All your pleasure from watching the movie is likely to come from its plot, not its screenplay or its actors. Depending on where you're standing, Dance Like A Man tells the story of an over-ambitious mother, a man who drowns his happiness in liquor, an only child who can't shake off the stifling expectations, or the forced conspiracy and crippling power of guilt. In short, everything Bollywood carefully filters out when it gives you family drama. Secrets, shame and tangled histories - this is family drama, and this is the reason shrinks live in luxury.

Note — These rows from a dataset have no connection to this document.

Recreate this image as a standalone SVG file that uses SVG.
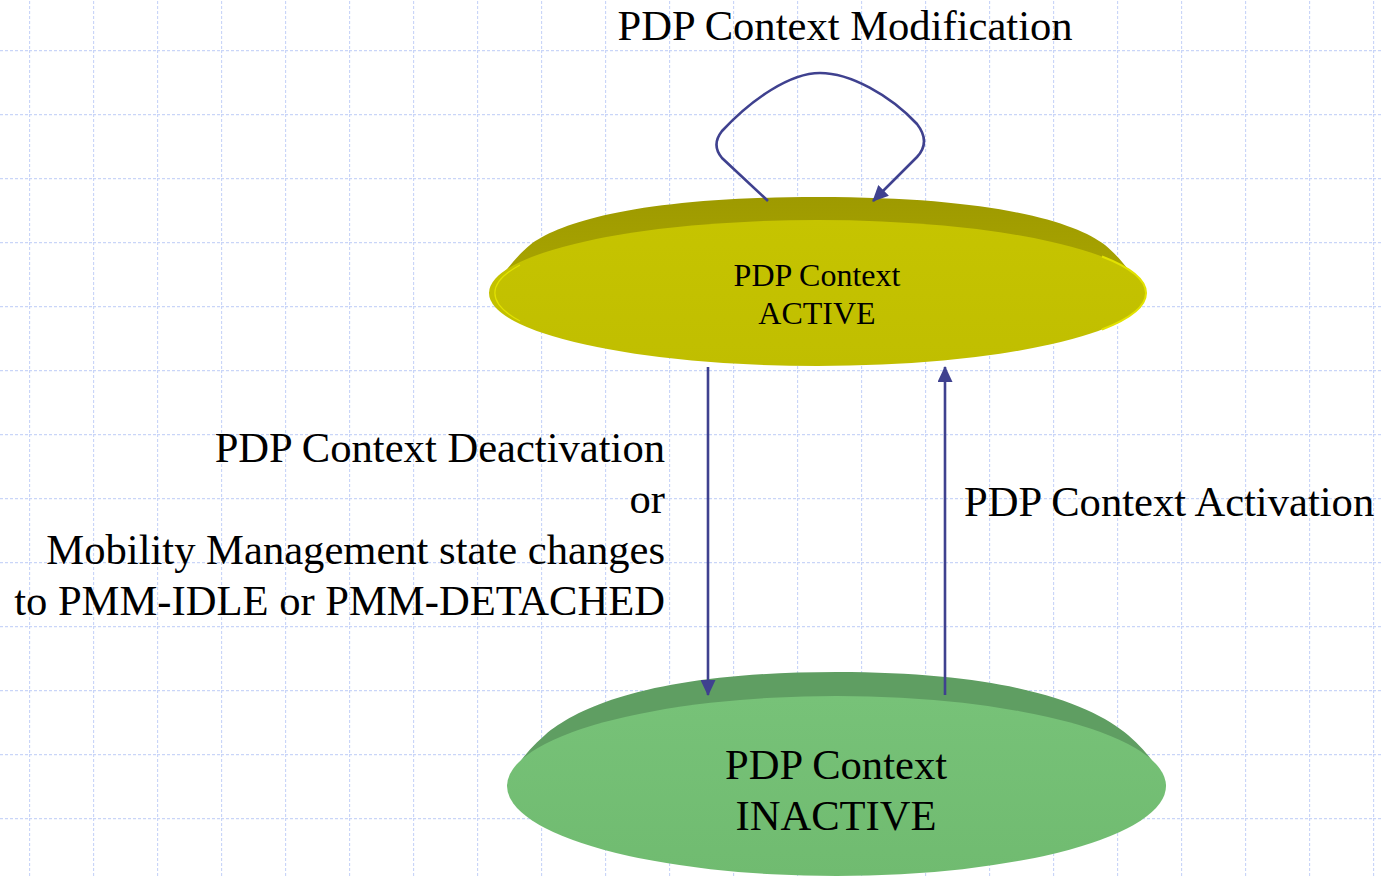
<svg xmlns="http://www.w3.org/2000/svg" width="1382" height="878" viewBox="0 0 1382 878">
<style>
.lbl{font-family:"Liberation Serif","Times New Roman",serif;fill:#000;}
.big{font-size:42.6px;}
.mid{font-size:32px;}
.conn{fill:none;stroke:#3f418f;stroke-width:2.6;}
.grid{stroke:#c9d5f8;stroke-width:1.3;stroke-dasharray:3 2;fill:none;}
.rimy{fill:none;stroke:#e2e200;stroke-width:2;}
</style>
<defs>
<pattern id="gp" patternUnits="userSpaceOnUse" x="29" y="50" width="64" height="64">
<line class="grid" x1="0.5" y1="0" x2="0.5" y2="64"/>
<line class="grid" x1="0" y1="0.5" x2="64" y2="0.5"/>
</pattern>
<marker id="ah" markerWidth="16" markerHeight="15" refX="15" refY="7.5" orient="auto" markerUnits="userSpaceOnUse">
<path d="M0,0 L16,7.5 L0,15 Z" fill="#3f418f"/>
</marker>
<linearGradient id="yfront" x1="0" y1="0" x2="0" y2="1">
<stop offset="0" stop-color="#c6c400"/>
<stop offset="1" stop-color="#c0be00"/>
</linearGradient>
<linearGradient id="ylid" x1="0" y1="0" x2="0" y2="1">
<stop offset="0" stop-color="#9e9a00"/>
<stop offset="1" stop-color="#aaa600"/>
</linearGradient>
<linearGradient id="gfront" x1="0" y1="0" x2="0" y2="1">
<stop offset="0" stop-color="#77c278"/>
<stop offset="1" stop-color="#70bb70"/>
</linearGradient>
</defs>
<rect x="0" y="0" width="1382" height="878" fill="#ffffff"/>
<rect x="0" y="0" width="1382" height="878" fill="url(#gp)"/>

<g id="node-active">
<path d="M489,293 C500,278 515,257 530,245 C560,222 640,197 817.5,197 C995,197 1075,222 1105,245 C1120,257 1135,278 1146,293 Z" fill="url(#ylid)"/>
<ellipse cx="817.5" cy="293" rx="328.5" ry="73" fill="url(#yfront)"/>
<path class="rimy" d="M1102,256.5 A328.5,73 0 0 1 1102,329.5"/>
<path class="rimy" style="stroke-width:1.2" d="M520,265 A328.5,73 0 0 0 520,321"/>
<text class="lbl mid" x="817" y="286" text-anchor="middle">PDP Context</text>
<text class="lbl mid" x="817" y="324" text-anchor="middle">ACTIVE</text>
</g>

<g id="node-inactive">
<path d="M507,786 C513,770 525,752 545,735 C580,705 660,672 836.5,672 C1013,672 1093,705 1128,735 C1148,752 1160,770 1166,786 Z" fill="#5f9e62"/>
<ellipse cx="836.5" cy="786" rx="329.5" ry="90" fill="url(#gfront)"/>
<text class="lbl big" x="836" y="779" text-anchor="middle">PDP Context</text>
<text class="lbl big" x="836" y="830" text-anchor="middle">INACTIVE</text>
</g>

<g id="connectors">
<path class="conn" d="M768,201 L722,158 Q711,145 722,131 C752,99 790,73 820,73 C850,73 890,95 917,124 Q931,142 917,157 L873,201" marker-end="url(#ah)"/>
<line class="conn" x1="708" y1="367" x2="708" y2="695" marker-end="url(#ah)"/>
<line class="conn" x1="945" y1="695" x2="945" y2="367" marker-end="url(#ah)"/>
</g>

<g id="labels">
<text class="lbl big" x="845" y="40" text-anchor="middle">PDP Context Modification</text>
<text class="lbl big" x="665" y="462" text-anchor="end">PDP Context Deactivation</text>
<text class="lbl big" x="665" y="513" text-anchor="end">or</text>
<text class="lbl big" x="665" y="564" text-anchor="end">Mobility Management state changes</text>
<text class="lbl big" x="665" y="615" text-anchor="end">to PMM-IDLE or PMM-DETACHED</text>
<text class="lbl big" x="964" y="516">PDP Context Activation</text>
</g>
</svg>
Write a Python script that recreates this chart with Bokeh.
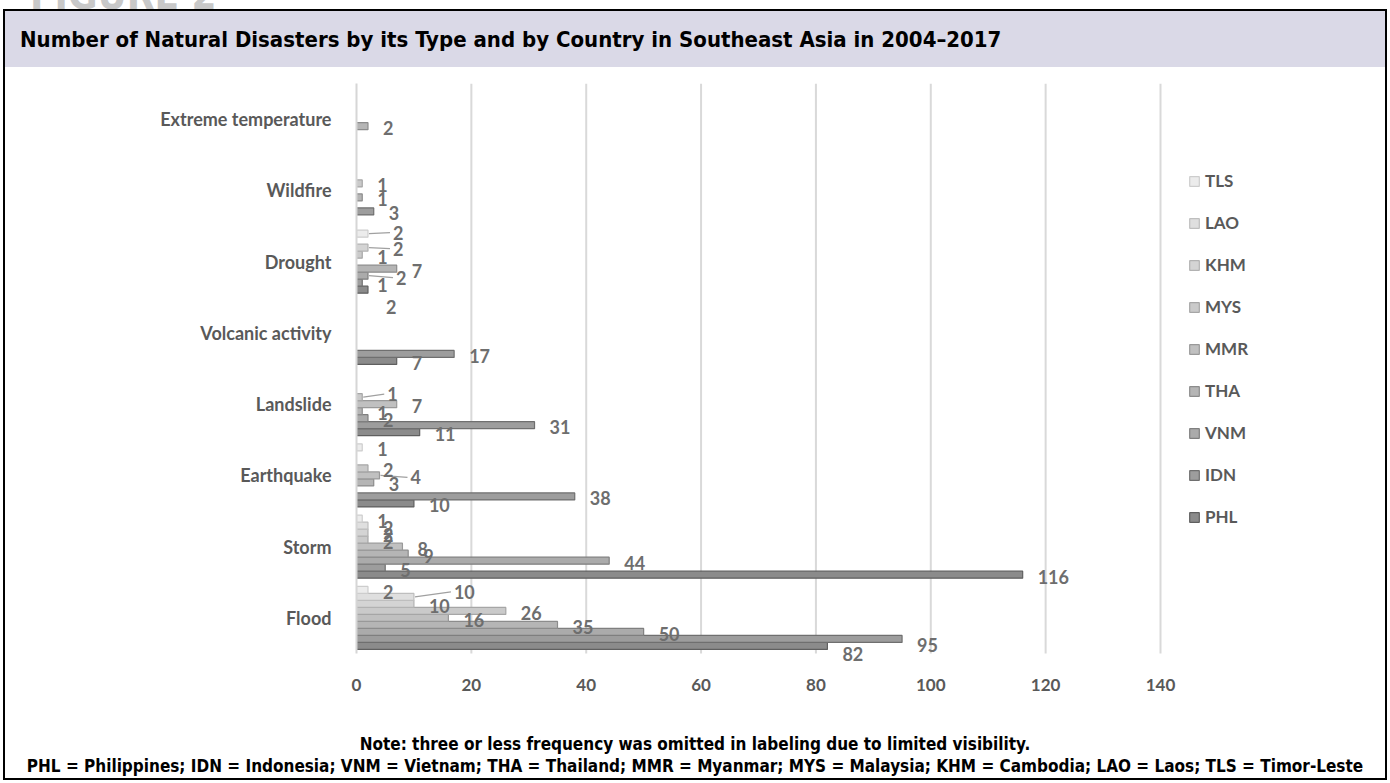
from bokeh.plotting import figure
from bokeh.layouts import column, row
from bokeh.models import Range1d, FixedTicker, Legend, LegendItem, ColumnDataSource, Div
from bokeh.embed import file_html
from bokeh.resources import INLINE
from bokeh.core.properties import value

# ---------------- data ----------------
categories = ["Flood", "Storm", "Earthquake", "Landslide", "Volcanic activity",
              "Drought", "Wildfire", "Extreme temperature"]
countries = ["PHL", "IDN", "VNM", "THA", "MMR", "MYS", "KHM", "LAO", "TLS"]
PHL = [82, 116, 10, 11, 7, 2, 0, 0]
IDN = [95, 5, 38, 31, 17, 1, 3, 0]
VNM = [50, 44, 0, 2, 0, 2, 0, 0]
THA = [35, 9, 3, 1, 0, 7, 1, 2]
MMR = [16, 8, 4, 7, 0, 0, 0, 0]
MYS = [26, 2, 2, 1, 0, 1, 1, 0]
KHM = [10, 2, 0, 0, 0, 2, 0, 0]
LAO = [10, 2, 0, 0, 0, 0, 0, 0]
TLS = [2, 1, 1, 0, 0, 2, 0, 0]
x_ticks = [0, 20, 40, 60, 80, 100, 120, 140]
title_text = "Number of Natural Disasters by its Type and by Country in Southeast Asia in 2004\u20132017"
note1 = "Note: three or less frequency was omitted in labeling due to limited visibility."
note2 = ("PHL = Philippines; IDN = Indonesia; VNM = Vietnam; THA = Thailand; MMR = Myanmar; "
         "MYS = Malaysia; KHM = Cambodia; LAO = Laos; TLS = Timor-Leste")
series = {"PHL": PHL, "IDN": IDN, "VNM": VNM, "THA": THA, "MMR": MMR,
          "MYS": MYS, "KHM": KHM, "LAO": LAO, "TLS": TLS}

# ---------------- layout / styles ----------------
W = 1390
HEAD_H, MID_H, FOOT_H = 67, 663, 53
SIDE = 6                                  # side strips carrying the frame border
PW = W - 2 * SIDE                         # figure width
XMAX = 140
NCAT = len(categories)
# frame in global px
GL, G140, GT, GB0, GB = 356, 1160, 83, 653, 671   # left, x=140, top, y=0 line, frame bottom
GR = 1300
pxx = (G140 - GL) / XMAX
pxy = (GB0 - GT) / NCAT
bh = 7.0 / pxy
y_lo = -(GB - GB0) / pxy
x_hi = (GR - GL) / pxx

fills = {"PHL": "#8b8b8b", "IDN": "#9d9d9d", "VNM": "#ababab", "THA": "#b5b5b5",
         "MMR": "#c0c0c0", "MYS": "#cacaca", "KHM": "#d4d4d4", "LAO": "#dfdfdf",
         "TLS": "#ececec"}
lines = {"PHL": "#5f5f5f", "IDN": "#6f6f6f", "VNM": "#7f7f7f", "THA": "#8c8c8c",
         "MMR": "#999999", "MYS": "#a6a6a6", "KHM": "#b2b2b2", "LAO": "#bebebe",
         "TLS": "#cdcdcd"}
nudge = {("Flood", "LAO"): (40, -5), ("Flood", "IDN"): (15, 6), ("Flood", "PHL"): (15, 8),
         ("Drought", "TLS"): (25, -1), ("Drought", "KHM"): (25, 1), ("Drought", "VNM"): (28, 2),
         ("Drought", "PHL"): (18, 17), ("Landslide", "MYS"): (25, -3),
         ("Earthquake", "MMR"): (31, 2)}
leaders = {("Flood", "LAO"), ("Drought", "TLS"), ("Drought", "KHM"), ("Drought", "VNM"),
           ("Landslide", "MYS"), ("Earthquake", "MMR")}

GRAY = "#595959"
LAB = "#6e6e6e"
FONT = "Lato"
NARROW = "'DejaVu Sans Condensed', 'DejaVu Sans', sans-serif"

p = figure(width=PW, height=MID_H, output_backend="svg", toolbar_location=None,
           x_range=Range1d(0, x_hi), y_range=Range1d(y_lo, NCAT),
           min_border_left=GL - SIDE, min_border_right=PW - (GR - SIDE),
           min_border_top=GT - HEAD_H, min_border_bottom=MID_H - (GB - HEAD_H),
           margin=0)
p.outline_line_color = None
p.background_fill_color = "white"
p.border_fill_color = "white"
p.xgrid.grid_line_color = None
p.ygrid.grid_line_color = None

p.xaxis.ticker = FixedTicker(ticks=x_ticks)
p.xaxis.axis_line_color = None
p.xaxis.major_tick_line_color = None
p.xaxis.minor_tick_line_color = None
p.xaxis.major_label_standoff = 1
p.xaxis.major_label_text_font = FONT
p.xaxis.major_label_text_font_style = "bold"
p.xaxis.major_label_text_font_size = "17px"
p.xaxis.major_label_text_color = GRAY

p.yaxis.ticker = FixedTicker(ticks=[i + 0.5 for i in range(NCAT)])
p.yaxis.major_label_overrides = {i + 0.5: c for i, c in enumerate(categories)}
p.yaxis.bounds = (0, NCAT)
p.yaxis.axis_line_color = "#d6d6d6"
p.yaxis.axis_line_width = 2
p.yaxis.major_tick_line_color = None
p.yaxis.minor_tick_line_color = None
p.yaxis.major_label_standoff = 19
p.yaxis.major_label_text_font = FONT
p.yaxis.major_label_text_font_style = "bold"
p.yaxis.major_label_text_font_size = "18px"
p.yaxis.major_label_text_color = GRAY

# vertical gridlines at the value ticks, spanning the category band only
p.segment(x0=x_ticks[1:], y0=0, x1=x_ticks[1:], y1=NCAT, line_color="#d9d9d9", line_width=2)

renderers = {}
lab_x, lab_y, lab_t, lab_dx, lab_dy = [], [], [], [], []
ld_x0, ld_y0, ld_x1, ld_y1 = [], [], [], []
for k, c in enumerate(countries):
    vals = series[c]
    ys, rs = [], []
    for i, v in enumerate(vals):
        if v <= 0:
            continue
        y = i + 0.5 + (k - 4) * bh
        ys.append(y)
        rs.append(v)
        ndx, ndy = nudge.get((categories[i], c), (15, 2))
        lab_x.append(v)
        lab_y.append(y)
        lab_t.append(str(v))
        lab_dx.append(ndx)
        lab_dy.append(ndy)
        if (categories[i], c) in leaders:
            ld_x0.append(v + 1.0 / pxx)
            ld_y0.append(y)
            ld_x1.append(v + (ndx - 3) / pxx)
            ld_y1.append(y - ndy / pxy)
    src = ColumnDataSource(dict(y=ys, right=rs))
    renderers[c] = p.hbar(y="y", right="right", left=0, height=bh, source=src,
                          fill_color=fills[c], line_color=lines[c], line_width=1.2)

p.segment(x0=ld_x0, y0=ld_y0, x1=ld_x1, y1=ld_y1, line_color="#a0a0a0", line_width=1.2)

lsrc = ColumnDataSource(dict(x=lab_x, y=lab_y, t=lab_t, dx=lab_dx, dy=lab_dy))
p.text(x="x", y="y", text="t", x_offset="dx", y_offset="dy", source=lsrc,
       text_font=value(FONT), text_font_style="bold", text_font_size="18px",
       text_color=LAB, text_align="left", text_baseline="middle")

items = [LegendItem(label=c, renderers=[renderers[c]]) for c in reversed(countries)]
legend = Legend(items=items, location=(1188 - GL, GB - 527), orientation="vertical",
                glyph_width=12, glyph_height=12, label_height=20, spacing=21,
                padding=0, margin=0, border_line_color=None, background_fill_alpha=0,
                label_text_font=FONT, label_text_font_style="bold",
                label_text_font_size="17px", label_text_color=GRAY, label_standoff=5)
p.add_layout(legend)

# ---------------- header / footer / frame sides ----------------
header_html = f"""
<div style="position:relative;width:{W}px;height:{HEAD_H}px;overflow:hidden;background:#fff;">
  <div style="position:absolute;left:30px;top:-25px;font:bold 40px {NARROW};color:#c8c8c8;
              line-height:40px;white-space:nowrap;">FIGURE 2</div>
  <div style="position:absolute;left:3px;top:9px;width:{W - 6}px;height:{HEAD_H - 9}px;
              box-sizing:border-box;border-top:2px solid #000;border-left:2px solid #000;
              border-right:2px solid #000;background:#dad9e7;"></div>
  <div style="position:absolute;left:20px;top:26px;font:bold 22px {NARROW};color:#000;
              line-height:28px;white-space:nowrap;">{title_text}</div>
</div>"""
footer_html = f"""
<div style="position:relative;width:{W}px;height:{FOOT_H}px;overflow:hidden;background:#fff;">
  <div style="position:absolute;left:3px;top:0;width:{W - 6}px;height:{FOOT_H - 3}px;
              box-sizing:border-box;border-left:2px solid #000;border-right:2px solid #000;
              border-bottom:2px solid #000;"></div>
  <div style="position:absolute;left:0;top:3px;width:{W}px;text-align:center;
              font:bold 17px {NARROW};color:#000;line-height:22px;white-space:nowrap;">{note1}</div>
  <div style="position:absolute;left:0;top:25px;width:{W}px;text-align:center;
              font:bold 17px {NARROW};color:#000;line-height:22px;white-space:nowrap;">{note2}</div>
</div>"""
side_l = f"""<div style="position:relative;width:{SIDE}px;height:{MID_H}px;background:#fff;">
  <div style="position:absolute;left:3px;top:0;width:2px;height:{MID_H}px;background:#000;"></div></div>"""
side_r = f"""<div style="position:relative;width:{SIDE}px;height:{MID_H}px;background:#fff;">
  <div style="position:absolute;left:1px;top:0;width:2px;height:{MID_H}px;background:#000;"></div></div>"""

header = Div(text=header_html, width=W, height=HEAD_H, margin=0)
footer = Div(text=footer_html, width=W, height=FOOT_H, margin=0)
left_strip = Div(text=side_l, width=SIDE, height=MID_H, margin=0)
right_strip = Div(text=side_r, width=SIDE, height=MID_H, margin=0)

mid = row(left_strip, p, right_strip, spacing=0, margin=0)
page = column(header, mid, footer, spacing=0, margin=0)

open("out.html", "w").write(file_html(page, INLINE))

Ratna - we must start with her - was a celebrated dancer. Note the past tense, note the pain it wrings. She is married to Jairaj (Arif Zakaria), a man who missed that Shakespearean tide entirely when he succumbs to the wishes of a willful father and wife and gives up his dream of being a great dancer. Or any kind of dancer. Disillusioned, resentful and resigned, he spends his time dodging his wife's more vicious barbs and drinking himself sane. Their one joy is daughter, Lata, a seemingly untroubled girl who has three dreams to fulfil at her arangetram.
While Ratna goes about pulling all the strings she can reach to make Lata's first public performance a success, she and her husband relive memories centered around their rambling ancestral home. Primarily around the battles won and lost there. Jairaj's father, a social reformer of the Independence era, died believing his son an effete wimp for loving to dance. But as a judge of human fallibility, he did pretty well. Knowing Ratna loved fame more than anything else, and would give up a lot to have it, the father asks her to help him wean Jairaj from dance.
Jairaj quits, like they wanted him to, and he reduces himself to a mere flautist in the background. The power play between the genders is portrayed powerfully, and you think of all the times the story's been told in reverse. And how equally tragic it is for a man to be discriminated against.
As the couple battles their private demons, Lata is trying to figure out whether it's possible for her to separate her parents from the art she loves so well. Her hapless, and overly ingratiating, fiancé (Samir Soni) is witness to the whole messy family drama. His reaction is inadequate, to say the least. Both he and Anoushka Shankar (Lata) seem excessively giggly given the somber texture of the movie.
Shobana plays Ratna with grace, but her limitations as an actor are obvious in the more keenly wrought emotional scenes. Arif Zakaria tends to look rather spaced out, like he's been hypnotized or is sleep-walking. Very strange. We'd say, skip the movie, catch the play.